The prediction of protein structures presents a formidable challenge due to the intricate nature of protein folding, a complex puzzle in molecular biology. While achieving accurate protein models is arduous, advancements in computational tools like homology modeling or the revolutionary AlphaFold algorithm have substantially streamlined this process. These computational approaches enable the rapid generation of protein models, marking significant progress in this field.
Our research group is delving into the enigmatic world of cryptochrome proteins—a class of proteins hypothesized to play a pivotal role in the biological phenomenon of magnetoreception in animals. We employ extensive Molecular Dynamics (MD) simulations to reconstruct the atomistic structures of cryptochromes. These simulations facilitate the exploration of biomolecular systems, enabling us to probe the time evolution of cryptochrome proteins over microseconds through all-atomic simulations and even longer timescales using coarse-grained methods.
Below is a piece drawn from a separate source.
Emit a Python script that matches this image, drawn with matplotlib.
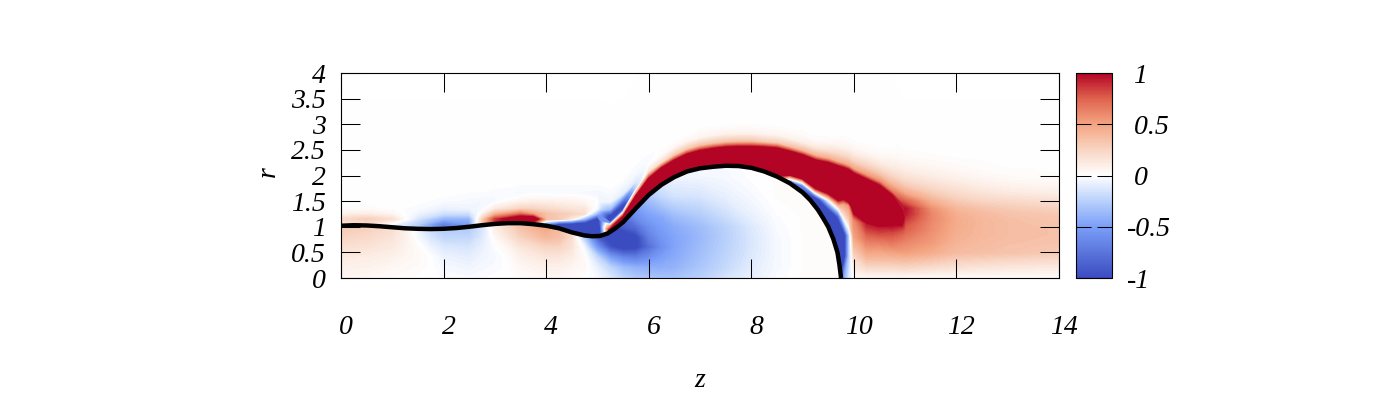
import numpy as np
import matplotlib
matplotlib.use("Agg")
import matplotlib.pyplot as plt
from matplotlib.path import Path
from matplotlib.colors import LinearSegmentedColormap, Normalize
from matplotlib.cm import ScalarMappable
from matplotlib.transforms import ScaledTranslation

plt.rcParams['font.family'] = ['Liberation Serif', 'DejaVu Serif']
plt.rcParams['font.style'] = 'italic'
FS = 20

z_ticks = [0, 2, 4, 6, 8, 10, 12, 14]
z_ticklabels = ['0', '2', '4', '6', '8', '10', '12', '14']
r_ticks = [0, 0.5, 1, 1.5, 2, 2.5, 3, 3.5, 4]
r_ticklabels = ['0', '0.5', '1', '1.5', '2', '2.5', '3', '3.5', '4']
c_ticks = [-1, -0.5, 0, 0.5, 1]
c_ticklabels = ['-1', '-0.5', '0', '0.5', '1']

# interface
iface_z = [0, .25, .5, .75, 1, 1.25, 1.5, 1.75, 2, 2.25, 2.5, 2.75, 3, 3.25, 3.5, 3.75, 4, 4.25, 4.5, 4.75, 4.9, 5.05, 5.2, 5.35, 5.5, 5.75,
           6, 6.25, 6.5, 6.75, 7, 7.25, 7.5, 7.75, 8, 8.25, 8.5, 8.75, 9, 9.15, 9.3, 9.4, 9.5, 9.6, 9.68, 9.72, 9.75]
iface_r = [1.02, 1.03, 1.025, 1.01, .99, .97, .96, .955, .96, .975, 1.0, 1.03, 1.055, 1.07, 1.07, 1.05, 1.02, .97, .89, .83, .815, .82, .87, .97, 1.09, 1.36,
           1.62, 1.82, 1.97, 2.08, 2.14, 2.17, 2.19, 2.185, 2.15, 2.08, 1.98, 1.85, 1.67, 1.52, 1.33, 1.17, 1.0, .76, .5, .25, 0]

# vorticity above the interface, in hundredths, one row per z value
outer_z = [0, .5, 1, 1.5, 2, 2.5, 2.75, 3, 3.5, 3.75, 4, 4.25, 4.5, 4.75, 5, 5.25, 5.5, 5.75, 6, 6.25, 6.5, 6.75, 7, 7.25,
           7.5, 7.75, 8, 8.25, 8.5, 8.75, 9, 9.25, 9.5, 9.7, 9.8, 9.9, 10, 10.25, 10.5, 10.75, 11, 11.5, 12, 12.5, 13, 13.5, 14]
# height of the upper edge of the strong sheet in each column
outer_top = [1.25, 1.25, 1.25, 1.25, 1.25, 1.25, 1.25, 1.25, 1.25, 1.25, 1.25, 1.25, 1.25, 1.25, 1.25, 1.1, 1.25, 1.64, 1.96, 2.14, 2.29, 2.41, 2.48, 2.52,
             2.55, 2.56, 2.56, 2.55, 2.53, 2.46, 2.38, 2.28, 2.23, 2.16, 2.13, 2.09, 2.02, 1.9, 1.78, 1.58, 1.25, 1.25, 1.25, 1.25, 1.25, 1.25, 1.25]
outer_h = [0, .25, .5, .7, .85, .95, 1.05, 1.15, 1.25, 1.35, 1.5, 1.65, 1.8, 1.95, 2.1, 2.25, 2.4, 2.55, 2.7, 3, 3.5]
outer_w = [
    [15, 15, 15, 15, 15, 15, 15, 22, 8, 1, 0, 0, 0, 0, 0, 0, 0, 0, 0, 0, 0],
    [20, 20, 20, 20, 20, 20, 20, 28, 10, 2, 0, 0, 0, 0, 0, 0, 0, 0, 0, 0, 0],
    [-3, -3, -3, -3, -3, -3, -3, 18, 5, 0, 0, 0, 0, 0, 0, 0, 0, 0, 0, 0, 0],
    [-25, -25, -25, -25, -25, -25, -25, -15, -6, -2, 0, 0, 0, 0, 0, 0, 0, 0, 0, 0, 0],
    [-70, -70, -70, -70, -70, -70, -70, -40, -18, -8, -2, 0, 0, 0, 0, 0, 0, 0, 0, 0, 0],
    [-50, -50, -50, -50, -50, -50, -50, -40, -18, -6, -3, -1, 0, 0, 0, 0, 0, 0, 0, 0, 0],
    [30, 30, 30, 30, 30, 30, 30, 25, 5, -3, -4, -1, 0, 0, 0, 0, 0, 0, 0, 0, 0],
    [90, 90, 90, 90, 90, 90, 90, 85, 40, 12, -3, -2, 0, 0, 0, 0, 0, 0, 0, 0, 0],
    [130, 130, 130, 130, 130, 130, 130, 130, 70, 25, 6, -3, -1, 0, 0, 0, 0, 0, 0, 0, 0],
    [60, 60, 60, 60, 60, 60, 60, 130, 50, 25, 8, -2, -1, 0, 0, 0, 0, 0, 0, 0, 0],
    [-60, -60, -60, -60, -60, -60, -60, 35, 35, 22, 8, -2, -1, 0, 0, 0, 0, 0, 0, 0, 0],
    [-110, -110, -110, -110, -110, -110, -110, 30, 30, 18, 7, -2, -1, 0, 0, 0, 0, 0, 0, 0, 0],
    [-120, -120, -120, -120, -120, -120, -120, 10, 25, 15, 6, -2, -1, 0, 0, 0, 0, 0, 0, 0, 0],
    [-150, -150, -150, -150, -150, -150, -130, -40, 18, 14, 4, -3, -1, 0, 0, 0, 0, 0, 0, 0, 0],
    [-160, -160, -160, -160, -160, -160, -150, -120, -40, -4, 0, -4, -1, 0, 0, 0, 0, 0, 0, 0, 0],
    [110, 110, 110, 110, 110, 110, 120, 50, -120, -120, -35, -5, -2, 0, 0, 0, 0, 0, 0, 0, 0],
    [150, 150, 150, 150, 150, 150, 150, 150, 40, -130, -80, -10, -4, 0, 0, 0, 0, 0, 0, 0, 0],
    [200, 200, 200, 200, 200, 200, 200, 200, 50, -25, -12, -3, -1, 0, 0, 0, 0, 0, 0, 0, 0],
    [200, 200, 200, 200, 200, 200, 200, 200, 80, 15, -1, -2, 0, 0, 0, 0, 0, 0, 0, 0, 0],
    [200, 200, 200, 200, 200, 200, 200, 200, 100, 20, 2, 0, 0, 0, 0, 0, 0, 0, 0, 0, 0],
    [200, 200, 200, 200, 200, 200, 200, 200, 100, 30, 4, 0, 0, 0, 0, 0, 0, 0, 0, 0, 0],
    [200, 200, 200, 200, 200, 200, 200, 200, 100, 32, 5, 0, 0, 0, 0, 0, 0, 0, 0, 0, 0],
    [200, 200, 200, 200, 200, 200, 200, 200, 100, 35, 6, 1, 0, 0, 0, 0, 0, 0, 0, 0, 0],
    [200, 200, 200, 200, 200, 200, 200, 200, 100, 35, 7, 1, 0, 0, 0, 0, 0, 0, 0, 0, 0],
    [200, 200, 200, 200, 200, 200, 200, 200, 100, 35, 8, 1, 0, 0, 0, 0, 0, 0, 0, 0, 0],
    [200, 200, 200, 200, 200, 200, 200, 200, 100, 35, 8, 1, 0, 0, 0, 0, 0, 0, 0, 0, 0],
    [200, 200, 200, 200, 200, 200, 200, 200, 100, 35, 8, 1, 0, 0, 0, 0, 0, 0, 0, 0, 0],
    [200, 200, 200, 200, 200, 200, 200, 200, 100, 30, 6, 1, 0, 0, 0, 0, 0, 0, 0, 0, 0],
    [50, 50, 50, 50, 50, 50, 200, 200, 100, 30, 6, 1, 0, 0, 0, 0, 0, 0, 0, 0, 0],
    [-90, -90, -90, -90, -90, -90, 170, 200, 105, 35, 8, 1, 0, 0, 0, 0, 0, 0, 0, 0, 0],
    [-130, -130, -130, -130, -130, -60, 170, 200, 110, 40, 10, 2, 0, 0, 0, 0, 0, 0, 0, 0, 0],
    [-130, -130, -130, -130, -130, 80, 200, 200, 110, 45, 14, 2, 0, 0, 0, 0, 0, 0, 0, 0, 0],
    [-160, -160, -160, -160, -5, 130, 200, 200, 110, 45, 18, 4, 0, 0, 0, 0, 0, 0, 0, 0, 0],
    [-100, -120, -170, -80, 70, 170, 200, 200, 110, 45, 22, 7, 1, 0, 0, 0, 0, 0, 0, 0, 0],
    [-50, -130, -130, 10, 50, 140, 200, 200, 110, 47, 23, 8, 2, 0, 0, 0, 0, 0, 0, 0, 0],
    [-15, -30, -30, 30, 55, 170, 200, 200, 110, 48, 24, 9, 2, 0, 0, 0, 0, 0, 0, 0, 0],
    [3, 22, 50, 60, 130, 190, 200, 200, 110, 50, 25, 10, 3, 0, 0, 0, 0, 0, 0, 0, 0],
    [3, 38, 68, 95, 200, 200, 200, 200, 110, 55, 30, 14, 4, 1, 0, 0, 0, 0, 0, 0, 0],
    [2, 36, 66, 95, 200, 200, 200, 200, 110, 60, 32, 16, 6, 1, 0, 0, 0, 0, 0, 0, 0],
    [2, 33, 62, 82, 105, 150, 200, 200, 110, 65, 40, 24, 13, 7, 2, 0, 0, 0, 0, 0, 0],
    [2, 28, 52, 62, 70, 76, 80, 88, 95, 98, 75, 48, 30, 18, 10, 5, 2, 0, 0, 0, 0],
    [1, 24, 46, 54, 57, 59, 60, 62, 62, 58, 44, 30, 20, 12, 7, 3, 1, 0, 0, 0, 0],
    [1, 20, 38, 42, 44, 45, 46, 46, 44, 40, 30, 21, 14, 8, 4, 2, 0, 0, 0, 0, 0],
    [1, 18, 36, 38, 40, 40, 40, 40, 38, 34, 24, 16, 10, 5, 2, 1, 0, 0, 0, 0, 0],
    [1, 16, 34, 36, 37, 37, 37, 36, 34, 30, 22, 13, 7, 3, 1, 0, 0, 0, 0, 0, 0],
    [1, 15, 32, 35, 36, 36, 35, 34, 32, 28, 20, 11, 6, 2, 1, 0, 0, 0, 0, 0, 0],
    [1, 14, 30, 34, 35, 35, 34, 33, 30, 26, 18, 10, 5, 2, 0, 0, 0, 0, 0, 0, 0],
]

# vorticity below the interface, in hundredths, one row per z value
inner_z = [0, .5, 1, 1.25, 1.5, 1.75, 2, 2.5, 2.75, 3, 3.25, 3.5, 4, 4.25, 4.5, 4.75, 5, 5.25, 5.5, 5.75,
           6, 6.25, 6.5, 7, 7.5, 8, 8.5, 9, 9.8]
inner_r = [0, .2, .4, .6, .8, 1, 1.2, 1.6, 2, 2.4]
inner_w = [
    [5, 8, 12, 18, 25, 30, 30, 30, 30, 30],
    [4, 7, 10, 16, 22, 28, 28, 28, 28, 28],
    [2, 4, 8, 12, 16, 20, 20, 20, 20, 20],
    [1, 3, 5, 7, 8, 8, 8, 8, 8, 8],
    [0, 2, 3, 2, -3, -8, -8, -8, -8, -8],
    [0, 0, 0, -6, -14, -20, -20, -20, -20, -20],
    [-1, -3, -6, -12, -22, -30, -30, -30, -30, -30],
    [-2, -5, -9, -14, -22, -30, -30, -30, -30, -30],
    [-1, -3, -5, -8, -12, -15, -15, -15, -15, -15],
    [0, -2, -3, -1, 3, 10, 10, 10, 10, 10],
    [-1, 0, 1, 5, 14, 22, 22, 22, 22, 22],
    [2, 4, 8, 14, 26, 35, 35, 35, 35, 35],
    [4, 8, 14, 24, 40, 50, 50, 50, 50, 50],
    [4, 8, 14, 24, 36, 40, 40, 40, 40, 40],
    [2, 5, 10, 16, 20, 10, 10, 10, 10, 10],
    [0, 3, 2, -5, -30, -60, -60, -60, -60, -60],
    [-3, -8, -20, -55, -90, -100, -100, -100, -100, -100],
    [-12, -22, -50, -95, -110, -100, -100, -100, -100, -100],
    [-22, -35, -65, -110, -120, -90, -80, -80, -80, -80],
    [-28, -40, -70, -105, -105, -80, -60, -40, -40, -40],
    [-30, -42, -60, -80, -70, -60, -50, -30, -15, -15],
    [-32, -42, -50, -60, -55, -50, -45, -20, -8, -8],
    [-32, -40, -44, -47, -47, -44, -36, -15, -5, -5],
    [-25, -30, -33, -35, -37, -35, -28, -14, -4, -3],
    [-15, -20, -22, -24, -25, -24, -18, -8, -3, -2],
    [-8, -10, -12, -13, -13, -12, -8, -3, 0, 0],
    [-2, -3, -3, -3, -3, -2, -1, 1, 1, 1],
    [1, 1, 1, 1, 1, 1, 1, 1, 1, 1],
    [2, 2, 2, 2, 2, 2, 2, 2, 2, 2],
]

cmap = LinearSegmentedColormap.from_list('vort', [
    (0.0, '#3b4cc0'), (0.25, '#7b9ff9'), (0.375, '#b8d0fb'), (0.5, '#ffffff'),
    (0.625, '#f8d5c3'), (0.75, '#f4a582'), (0.875, '#df634e'), (1.0, '#b40426')])
norm = Normalize(-1, 1)
levels = np.linspace(-1, 1, 128)

fig = plt.figure(figsize=(14, 4), dpi=100)
ax = fig.add_axes([341 / 1400, 122 / 400, 718 / 1400, 205 / 400])
cax = fig.add_axes([1076 / 1400, 122 / 400, 36 / 1400, 205 / 400])

ax.set_xlim(0, 14)
ax.set_ylim(0, 4)

above = Path(list(zip(iface_z, iface_r)) + [(14, 0), (14, 4), (0, 4), (0, iface_r[0])])
below = Path([(0, 0)] + list(zip(iface_z, iface_r)) + [(0, 0)])

# the outer mesh follows the sheet: rows stretch up to its edge, then keep their spacing
h = np.array(outer_h)
top = np.array(outer_top)[:, None]
R_o = np.where(h <= 1.25, h * top / 1.25, h + top - 1.25)
Z_o = np.repeat(np.array(outer_z)[:, None], len(outer_h), axis=1)
cs_o = ax.contourf(Z_o, R_o, np.array(outer_w) / 100, levels=levels, cmap=cmap, norm=norm, extend='both')
cs_o.set_clip_path(above, ax.transData)
cs_i = ax.contourf(inner_z, inner_r, np.array(inner_w).T / 100, levels=levels, cmap=cmap, norm=norm, extend='both')
cs_i.set_clip_path(below, ax.transData)

ax.plot(iface_z, iface_r, color='black', lw=3.2, solid_capstyle='butt', solid_joinstyle='round', zorder=4)

TL = 13.7
ax.set_xticks(z_ticks, z_ticklabels)
ax.set_yticks(r_ticks, r_ticklabels)
ax.tick_params(axis='both', direction='in', length=TL, width=0.75, top=True, right=True, labelsize=FS)
ax.tick_params(axis='x', pad=27)
ax.tick_params(axis='y', pad=11)
for t in ax.get_xticklabels():
    t.set_transform(t.get_transform() + ScaledTranslation(3.5 / 72, 0, fig.dpi_scale_trans))
for s in ax.spines.values():
    s.set_linewidth(0.8)
    s.set_zorder(6)
ax.set_xlabel('z', fontsize=FS)
ax.xaxis.set_label_coords(0.5, -0.5)
ax.xaxis.label.set_verticalalignment('center')
ax.set_ylabel('r', fontsize=FS)
ax.yaxis.set_label_coords(-0.1017, 0.52)
ax.yaxis.label.set_verticalalignment('center')

sm = ScalarMappable(norm=norm, cmap=cmap)
cb = fig.colorbar(sm, cax=cax)
cb.set_ticks(c_ticks, labels=[(' ' + s if not s.startswith('-') else s) for s in c_ticklabels])
cb.outline.set_linewidth(0.8)
cax.tick_params(axis='y', direction='in', length=10.5, width=0.75, left=True, right=True, labelsize=FS, pad=11)

fig.savefig('out.png', dpi=100)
This project aims to unlock more profound insights into various properties governing cryptochrome behavior through this comprehensive time-evolution study. This includes elucidating activation mechanisms, unraveling ligand binding dynamics, assessing structure prediction stability, and comprehending other dynamic processes occurring on the microsecond timescale. By leveraging computational tools to dissect the intricate dance of atoms within cryptochrome proteins, we strive to unravel the secrets behind their functionality and contribution to animal magnetoreception.